Weather Mover loads weather data from cloud storage into analytics engines.

positional arguments:
  {bigquery,bq,regrid,rg,earthengine,ee}
                        help for subcommand
    bigquery (bq)       Move data into Google BigQuery
    regrid (rg)         Copy and regrid grib data with MetView.
    earthengine (ee)    Move data into Google Earth Engine

optional arguments:
  -h, --help            show this help message and exit

The weather mover makes use of subcommands to distinguish between tasks. The above tasks are currently supported.

Common options

  • -i, --uris: (required) URI glob pattern matching input weather data, e.g. 'gs://ecmwf/era5/era5-2015-*.gb'.
  • --topic: A Pub/Sub topic for GCS OBJECT_FINALIZE events, or equivalent, of a cloud bucket. E.g. 'projects/<PROJECT_ID>/topics/<TOPIC_ID>'. Cannot be used with --subscription.
  • --subscription: A Pub/Sub subscription for GCS OBJECT_FINALIZE events, or equivalent, of a cloud bucket. Cannot be used with --topic.
  • --window_size: Output file's window size in minutes. Only used with the topic flag. Default: 1.0 minute.
  • --num_shards: Number of shards to use when writing windowed elements to cloud storage. Only used with the topic flag. Default: 5 shards.
  • -d, --dry-run: Preview the load into BigQuery. Default: off.
  • --log-level: An integer to configure log level. Default: 2(INFO).
  • --use-local-code: Supply local code to the Runner. Default: False.

Invoke with -h or --help to see the full range of options.

weather-mv bigquery

usage: weather-mv bigquery [-h] -i URIS [--topic TOPIC] [--window_size WINDOW_SIZE] [--num_shards NUM_SHARDS] [-d]
                           -o OUTPUT_TABLE --geo_data_parquet_path GEO_DATA_PARQUET [-v variables [variables ...]]
                           [-a area [area ...]] [--import_time IMPORT_TIME] [--infer_schema]
                           [--xarray_open_dataset_kwargs XARRAY_OPEN_DATASET_KWARGS]
                           [--tif_metadata_for_start_time TIF_METADATA_FOR_START_TIME]
                           [--tif_metadata_for_end_time TIF_METADATA_FOR_END_TIME] [-s]
                           [--rows_chunk_size rows_chunk_size] [--skip_creating_polygon]
                           [--skip_creating_geo_data_parquet]

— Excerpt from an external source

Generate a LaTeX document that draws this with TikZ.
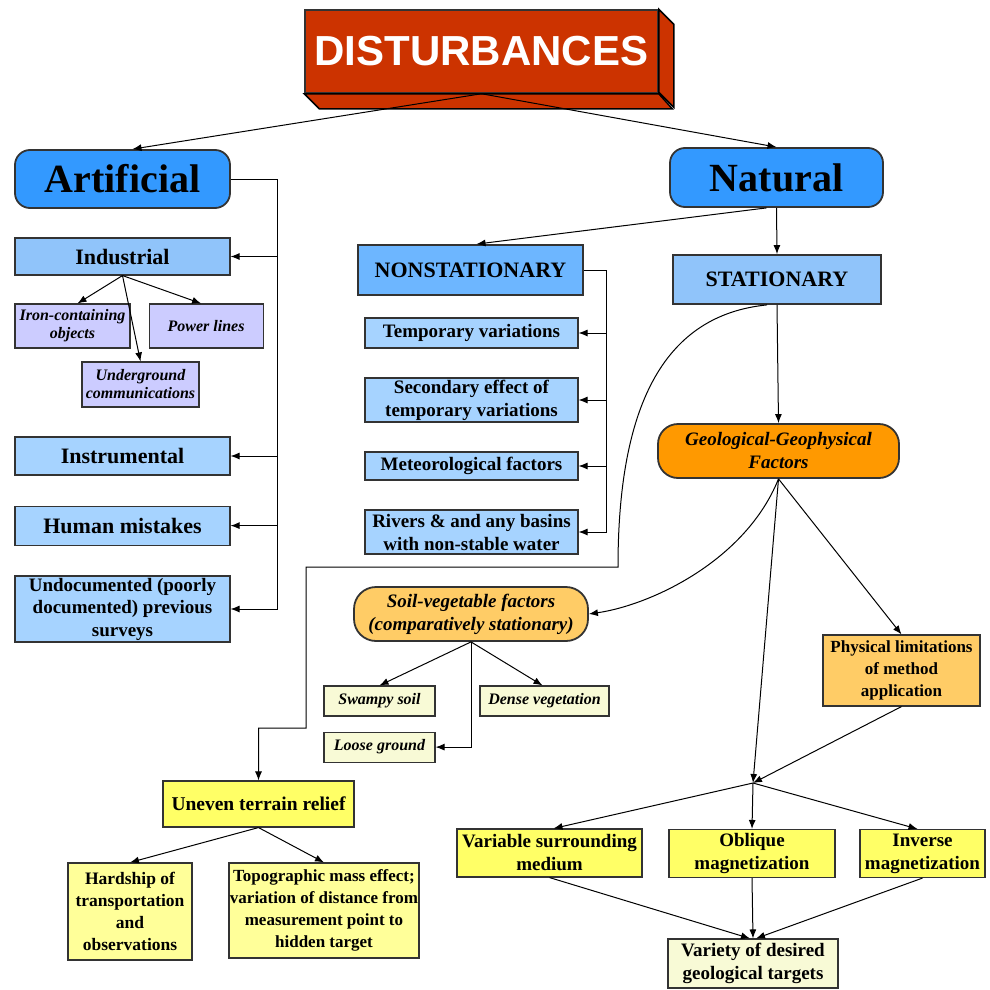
\documentclass[tikz,border=0pt]{standalone}
\usepackage{fontspec}
\setmainfont{Liberation Serif}
\newfontfamily\headfont{Liberation Sans}
\usepackage{tikz}
\usetikzlibrary{arrows.meta,positioning}
\usepackage{xcolor}
\definecolor{distred}{HTML}{CC3300}
\definecolor{mainblue}{HTML}{3399FF}
\definecolor{midblue}{HTML}{6DB6FF}
\definecolor{catblue}{HTML}{90C4FA}
\definecolor{paleblue}{HTML}{A6D3FF}
\definecolor{lilac}{HTML}{CCCCFF}
\definecolor{geoorange}{HTML}{FF9900}
\definecolor{softorange}{HTML}{FFCC66}
\definecolor{brightyellow}{HTML}{FFFF66}
\definecolor{paleyellow}{HTML}{FFFF99}
\definecolor{creamyellow}{HTML}{F8FAD6}
\definecolor{edgegray}{HTML}{333333}

\begin{document}
\begin{tikzpicture}[
  x=1pt, y=-1pt,
  box/.style={draw=edgegray, line width=1.1pt, align=center, inner sep=0.5pt},
  group/.style={box, fill=mainblue, rounded corners=15pt, line width=1.8pt, minimum height=58pt, font=\fontsize{40}{44}\selectfont\bfseries},
  phase/.style={box, line width=1.8pt, minimum height=50pt, font=\fontsize{22}{26}\selectfont\bfseries},
  leftbox/.style={box, fill=paleblue, minimum width=215pt, font=\fontsize{22}{26}\selectfont\bfseries},
  midbox/.style={box, fill=paleblue, minimum width=213pt, font=\fontsize{19}{23}\selectfont\bfseries},
  smallbox/.style={box, fill=lilac, minimum height=44pt, font=\fontsize{16}{18}\selectfont\bfseries\itshape},
  factor/.style={box, line width=1.8pt, minimum height=54pt, font=\fontsize{19}{23}\selectfont\bfseries\itshape},
  soilbox/.style={box, fill=creamyellow, minimum height=30pt, font=\fontsize{16}{18}\selectfont\bfseries\itshape},
  effect/.style={box, fill=brightyellow, minimum height=48pt, font=\fontsize{19}{23}\selectfont\bfseries},
  arrow/.style={-{Latex[length=9pt,width=7pt]}, line width=1pt},
  wire/.style={line width=1pt}
]
\useasboundingbox (0,0) rectangle (990,990);

% title block
\node[box, fill=distred, text=white, line width=1.5pt, minimum width=353pt, minimum height=83pt,
  font=\headfont\fontsize{42}{46}\selectfont\bfseries] (dist) at (481.5,51.5) {DISTURBANCES};
\filldraw[fill=distred, draw=black, line width=1.5pt] (dist.north east) -- ++(15,15) -- ++(0,83) -- ++(-15,-15) -- cycle;
\filldraw[fill=distred, draw=black, line width=1.5pt] (dist.south west) -- ++(15,15) -- ++(353,0) -- (dist.south east) -- cycle;

% artificial side
\node[group, minimum width=215pt] (art) at (122.5,179) {Artificial};
\node[leftbox, fill=catblue, minimum height=37pt] (ind) at (122.5,256.5) {Industrial};
\node[smallbox, minimum width=115pt] (iron) at (72.5,326) {Iron-containing\\objects};
\node[smallbox, minimum width=114pt, right=18pt of iron] (power) {Power lines};
\node[smallbox, minimum width=117pt, minimum height=45pt] (under) at (140.5,384.5) {Underground\\communications};
\node[leftbox, minimum height=38pt] (instr) at (122.5,456) {Instrumental};
\node[leftbox, minimum height=39pt, below=30pt of instr] (human) {Human mistakes};
\node[leftbox, minimum height=66pt, font=\fontsize{19}{22.5}\selectfont\bfseries] (undoc) at (122.5,609) {Undocumented (poorly\\documented) previous\\surveys};

% natural side
\node[group, minimum width=213pt, minimum height=59pt] (nat) at (776.5,177.5) {Natural};
\node[phase, fill=midblue, minimum width=225pt] (nonst) at (470.5,270) {NONSTATIONARY};
\node[midbox, minimum height=30pt] (temp) at (471.5,333) {Temporary variations};
\node[midbox, minimum height=44pt] (second) at (471.5,400) {Secondary effect of\\temporary variations};
\node[midbox, minimum height=28pt] (meteo) at (471.5,466) {Meteorological factors};
\node[midbox, minimum height=44pt] (rivers) at (471.5,532) {Rivers \& and any basins\\with non-stable water};
\node[phase, fill=catblue, minimum width=208pt, minimum height=49pt] (stat) at (777,279.5) {STATIONARY};
\node[factor, fill=geoorange, rounded corners=20pt, minimum width=241pt] (geo) at (778.5,451) {Geological-Geophysical\\Factors};
\node[factor, fill=softorange, rounded corners=22pt, minimum width=234pt] (soil) at (471,614) {Soil-vegetable factors\\(comparatively stationary)};
\node[soilbox, minimum width=111pt] (swamp) at (379.5,701) {Swampy soil};
\node[soilbox, minimum width=129pt] (dense) at (544.5,701) {Dense vegetation};
\node[soilbox, minimum width=111pt, below=15pt of swamp] (loose) {Loose ground};
\node[box, fill=softorange, minimum width=157pt, minimum height=71pt, font=\fontsize{17}{22}\selectfont\bfseries] (phys) at (901.5,670.5) {Physical limitations\\of method\\application};

% terrain
\node[box, fill=brightyellow, minimum width=191pt, minimum height=46pt, font=\fontsize{19.5}{23}\selectfont\bfseries] (uneven) at (258.5,804) {Uneven terrain relief};
\node[box, fill=paleyellow, minimum width=124pt, minimum height=97pt, font=\fontsize{17.5}{22}\selectfont\bfseries] (hard) at (130,911.5) {Hardship of\\transportation\\and\\observations};
\node[box, fill=paleyellow, minimum width=190pt, minimum height=95pt, font=\fontsize{17}{22}\selectfont\bfseries] (topo) at (324,910.5) {Topographic mass effect;\\variation of distance from\\measurement point to\\hidden target};

% magnetization row
\coordinate (mrg) at (753,783);
\node[effect, minimum width=185pt] (varm) at (549.5,853) {Variable surrounding\\medium};
\node[effect, minimum width=166pt] (obl) at (752,853.5) {Oblique\\magnetization};
\node[effect, minimum width=125pt] (inv) at (922.5,853.5) {Inverse\\magnetization};
\node[effect, fill=creamyellow, minimum width=170pt, minimum height=49pt] (variety) at (753,963.5) {Variety of desired\\geological targets};

\draw[arrow] (dist.south) -- ([xshift=10pt]art.north);
\draw[arrow] (dist.south) -- (nat.north);

\coordinate (abus) at (277,179);
\draw[wire] (art.east) -- (abus);
\draw[arrow] (abus) |- (undoc.east);
\draw[arrow] (abus |- ind.east) -- (ind.east);
\draw[arrow] (abus |- instr.east) -- (instr.east);
\draw[arrow] (abus |- human.east) -- (human.east);
\draw[arrow] (ind.south) -- ([xshift=5pt]iron.north);
\draw[arrow] (ind.south) -- ([xshift=-5pt]power.north);
\draw[arrow] (ind.south) -- (under.north);

\draw[arrow] ([xshift=-10pt]nat.south) -- ([xshift=6pt]nonst.north);
\draw[arrow] (nat.south) -- (stat.north);
\coordinate (nbus) at (606,270);
\draw[wire] (nonst.east) -- (nbus);
\draw[arrow] (nbus) |- (rivers.east);
\draw[arrow] (nbus |- temp.east) -- (temp.east);
\draw[arrow] (nbus |- second.east) -- (second.east);
\draw[arrow] (nbus |- meteo.east) -- (meteo.east);

\draw[arrow] (stat.south) -- (geo.north);
\coordinate (bendA) at (618,567);
\coordinate (bendB) at (306,728);
\draw[arrow] ([xshift=-10pt]stat.south) .. controls +(-100,10) and +(0,-167) .. (bendA) -| (bendB) -| (uneven.north);

\draw[arrow] (geo.south) .. controls +(-33,82) and +(62,-9) .. (soil.east);
\draw[arrow] (geo.south) -- (phys.north);
\draw[arrow] (geo.south) -- (mrg);
\draw[arrow] (phys.south) -- (mrg);
\draw[arrow] (mrg) -- ([xshift=4pt]varm.north);
\draw[arrow] (mrg) -- (obl.north);
\draw[arrow] (mrg) -- ([xshift=-5pt]inv.north);
\draw[arrow] (varm.south) -- ([xshift=-3pt]variety.north);
\draw[arrow] (obl.south) -- (variety.north);
\draw[arrow] (inv.south) -- ([xshift=3pt]variety.north);

\draw[arrow] (soil.south) -- (swamp.north);
\draw[arrow] (soil.south) -- ([xshift=-2pt]dense.north);
\draw[arrow] (soil.south) |- (loose.east);

\draw[arrow] (uneven.south) -- (hard.north);
\draw[arrow] (uneven.south) -- (topo.north);
\end{tikzpicture}
\end{document}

The bigquery subcommand loads weather data into BigQuery. In addition to the common options above, users may specify command-specific options:

Command options:

  • -o, --output_table: (required) Full name of destination BigQuery table. Ex: my_project.my_dataset.my_table
  • --geo_data_parquet_path: (required) A path to dump the geo data parquet. This parquet consists of columns: latitude, longitude, geo_point, and geo_polygon. We calculate all of this information upfront so that we do not need to process it every time we process a set of files.
  • -v, --variables: Target variables (or coordinates) for the BigQuery schema. Default: will import all data variables as columns.
  • -a, --area: Target area in [N, W, S, E]. Default: Will include all available area.
  • --import_time: When writing data to BigQuery, record that data import occurred at this time (format: YYYY-MM-DD HH:MM:SS.usec+offset). Default: now in UTC.
  • --infer_schema: Download one file in the URI pattern and infer a schema from that file. Default: off.
  • --xarray_open_dataset_kwargs: Keyword-args to pass into xarray.open_dataset() in the form of a JSON string.
  • --rows_chunk_size: The size of the chunk of rows to be loaded into memory for processing. Depending on your system's memory, use this to tune how much rows to process. Default: 1_000_000.
  • --tif_metadata_for_start_time : Metadata that contains tif file's start/initialization time. Applicable only for tif files.
  • --tif_metadata_for_end_time : Metadata that contains tif file's end/forecast time. Applicable only for tif files (optional).
  • -s, --skip_region_validation : Skip validation of regions for data migration. Default: off.
  • --disable_grib_schema_normalization : To disable grib's schema normalization. Default: off.
  • --skip_creating_polygon : Not ingest grid points as polygons in BigQuery. Default: Ingest grid points as Polygon in BigQuery. Note: This feature relies on the assumption that the provided grid has an equal distance between consecutive points of latitude and longitude.
  • --skip_creating_geo_data_parquet: Skip the generation of the geo data parquet if it already exists at the given --geo_data_parquet_path. Please note that the geo data parquet is mandatory for ingesting data into BigQuery. Default: Create geo data parquet file.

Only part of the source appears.